What is happening to the economy is not a ‘depression’ and it is not the ‘end of the world.’  It is a major generational, historic shift from an industrial economy to a post-industrial economy.  The industrial economy is not sustainable, and it is collapsing.  Post-industrial life will flourish more and more as the industrial world collapses.  Industry is not a factory it is a way of thinking and a culture.  Farming has become industrial in this century, with the use of petroleum-based fertilizers and gas powered machinery and monoculture crop raising.  Therefore, if you are an industrial business it is the end of the world for you, time to sing your swansong.  This is not a new concept; however we are now seeing the beginning of the shift in the financial markets.  Smart money is flowing into commodities because it has value, not for any other reason.

A debt-based monetary system, with the USD as the reserve, is financially, mathematically, unsustainable.  Financiers and central bankers at the top are ‘borrowing from Peter to pay Paul’ which can keep the system running for another few months but essentially makes the debt problem worse.  Every year, more debt needs to be issued just to service interest payments on previous debt.  Therefore, each year more and more money needs to be issued into the system exponentially, which is a bubble that must eventually burst.  It is not a question of if, but when. 

The Meat

Elite E Services is not a group of philosophers or new age gurus, EES develops automated trading systems for the FX market and advises clients on investments.  As such, we are interested in the pure economics of the situation.  As with many historical shifts, a changing economy means a different way of life and a different thinking.  Society has been spoiled over the last 50 years with cheap oil and a relatively stable USD which backed the world economy; that is no more.  Anyone should seriously examine things for what they are, not what they should be, or what they hope things to be.  Hope will not pay your mortgage or feed your family, nor will the government (who is facing an exponentially increasing debt burden). 

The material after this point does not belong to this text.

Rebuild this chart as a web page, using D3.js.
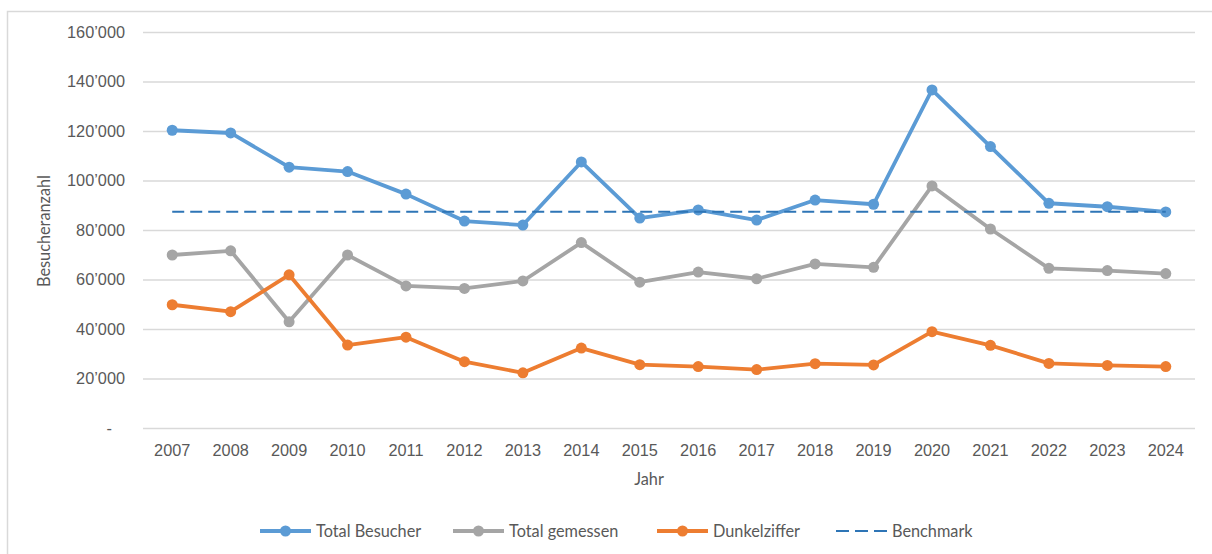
<!DOCTYPE html>
<html>
<head>
<meta charset="utf-8">
<script src="https://cdn.jsdelivr.net/npm/d3@7"></script>
<style>
  body { margin: 0; background: #fff; }
  svg { display: block; font-family: Lato, "Open Sans", sans-serif; }
</style>
</head>
<body>
<script>
// data
const years = ['2007', '2008', '2009', '2010', '2011', '2012', '2013', '2014', '2015',
  '2016', '2017', '2018', '2019', '2020', '2021', '2022', '2023', '2024'];
const totalBesucher = [120300, 119200, 105400, 103600, 94500, 83600, 82000, 107500, 84800,
  88100, 84000, 92100, 90400, 136600, 113700, 90800, 89400, 87300];
const totalGemessen = [69900, 71600, 42900, 69900, 57400, 56400, 59400, 74900, 58900,
  63000, 60300, 66300, 64900, 97800, 80400, 64500, 63600, 62400];
const dunkelziffer = [49800, 47000, 61900, 33500, 36700, 26800, 22300, 32300, 25600,
  24800, 23600, 26000, 25500, 38900, 33400, 26100, 25300, 24800];
const benchmark = years.map(() => 87400);
const yTicks = [0, 20000, 40000, 60000, 80000, 100000, 120000, 140000, 160000];

const width = 1212;
const height = 554;
const margin = { top: 32, right: 17, bottom: 126, left: 143 };
const fontSize = '16.3px';

const series = [
  { name: 'Total Besucher', values: totalBesucher, color: '#5B9BD5', marker: true },
  { name: 'Total gemessen', values: totalGemessen, color: '#A5A5A5', marker: true },
  { name: 'Dunkelziffer', values: dunkelziffer, color: '#ED7D31', marker: true },
  { name: 'Benchmark', values: benchmark, color: '#2E75B6', marker: false, dash: '12,6' }
];

const svg = d3.select('body').append('svg')
  .attr('width', width)
  .attr('height', height);

// chart border (only top and left visible in the frame)
svg.append('rect')
  .attr('x', 7.5).attr('y', 11.5)
  .attr('width', width + 20).attr('height', height + 20)
  .attr('fill', 'none')
  .attr('stroke', '#d9d9d9')
  .attr('stroke-width', 1.5);

const chartWidth = width - margin.left - margin.right;
const chartHeight = height - margin.top - margin.bottom;

const g = svg.append('g')
  .attr('transform', `translate(${margin.left},${margin.top})`);

const x = d3.scaleBand().domain(years).range([0, chartWidth]);
const y = d3.scaleLinear().domain([0, 160000]).range([chartHeight, 0]);

const fmt = (v) => v === 0 ? '-' : d3.format(',')(v).replace(/,/g, '\u2019');

// gridlines
g.append('g')
  .call(d3.axisLeft(y).tickValues(yTicks).tickSize(-chartWidth).tickFormat(''))
  .call((a) => a.select('.domain').remove())
  .call((a) => a.selectAll('line').attr('stroke', '#d9d9d9').attr('stroke-width', 1.3));

// y axis labels
g.append('g')
  .call(d3.axisLeft(y).tickValues(yTicks).tickSize(0).tickPadding(18).tickFormat(fmt))
  .call((a) => a.select('.domain').remove())
  .call((a) => a.selectAll('text')
    .attr('fill', '#595959')
    .style('font-size', fontSize)
    .attr('dx', (d) => d === 0 ? -13 : 0));

// x axis labels
g.append('g')
  .attr('transform', `translate(0,${chartHeight})`)
  .call(d3.axisBottom(x).tickSize(0).tickPadding(16))
  .call((a) => a.select('.domain').remove())
  .call((a) => a.selectAll('text').attr('fill', '#595959').style('font-size', fontSize));

// axis titles
svg.append('text')
  .attr('x', 649).attr('y', 485)
  .attr('text-anchor', 'middle')
  .attr('fill', '#595959')
  .style('font-size', fontSize)
  .text('Jahr');

svg.append('text')
  .attr('transform', 'translate(50,231) rotate(-90)')
  .attr('text-anchor', 'middle')
  .attr('fill', '#595959')
  .style('font-size', fontSize)
  .text('Besucheranzahl');

// lines
const cx = (i) => x(years[i]) + x.bandwidth() / 2;
const line = d3.line()
  .x((d, i) => cx(i))
  .y((d) => y(d));

series.forEach((s) => {
  g.append('path')
    .datum(s.values)
    .attr('fill', 'none')
    .attr('stroke', s.color)
    .attr('stroke-width', s.marker ? 3.8 : 2)
    .attr('stroke-dasharray', s.dash || null)
    .attr('stroke-linejoin', 'round')
    .attr('d', line);
  if (s.marker) {
    g.append('g').selectAll('circle')
      .data(s.values)
      .join('circle')
      .attr('cx', (d, i) => cx(i))
      .attr('cy', (d) => y(d))
      .attr('r', 5.5)
      .attr('fill', s.color);
  }
});

// legend
const legendX = [260, 453, 657, 836];
const legend = svg.append('g').attr('transform', 'translate(0,531)');
series.forEach((s, i) => {
  const lg = legend.append('g').attr('transform', `translate(${legendX[i]},0)`);
  lg.append('line')
    .attr('x1', 0).attr('x2', 51)
    .attr('stroke', s.color)
    .attr('stroke-width', s.marker ? 3.8 : 2)
    .attr('stroke-dasharray', s.dash ? '13,6' : null);
  if (s.marker) {
    lg.append('circle').attr('cx', 25.5).attr('r', 5.5).attr('fill', s.color);
  }
  lg.append('text')
    .attr('x', 56).attr('y', 6)
    .attr('fill', '#595959')
    .style('font-size', fontSize)
    .text(s.name);
});
</script>
</body>
</html>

Invest in things that have intrinsic value such as Agriculture and Commodities.  EES promotes the investment into automated trading systems, because they can be tweaked and used on other markets (a EUR/USD system may work on Gold or even Oil).  The development and trading of black box trading systems has intrinsic value. 

The FX market will always exist unless there is a one-world government or a nuclear holocaust, both very unlikely scenarios.  Other markets however can become extremely illiquid or regulated.  As long as we have internet and power, we can trade FX.  So aside from investing in energy generation equipment, so called ‘vice’ investments (alcohol, tobacco, and gambling) which typically do well during tough economic times, EES recommends investing in trading systems that can be traded for short term profits no matter what the state of the economy.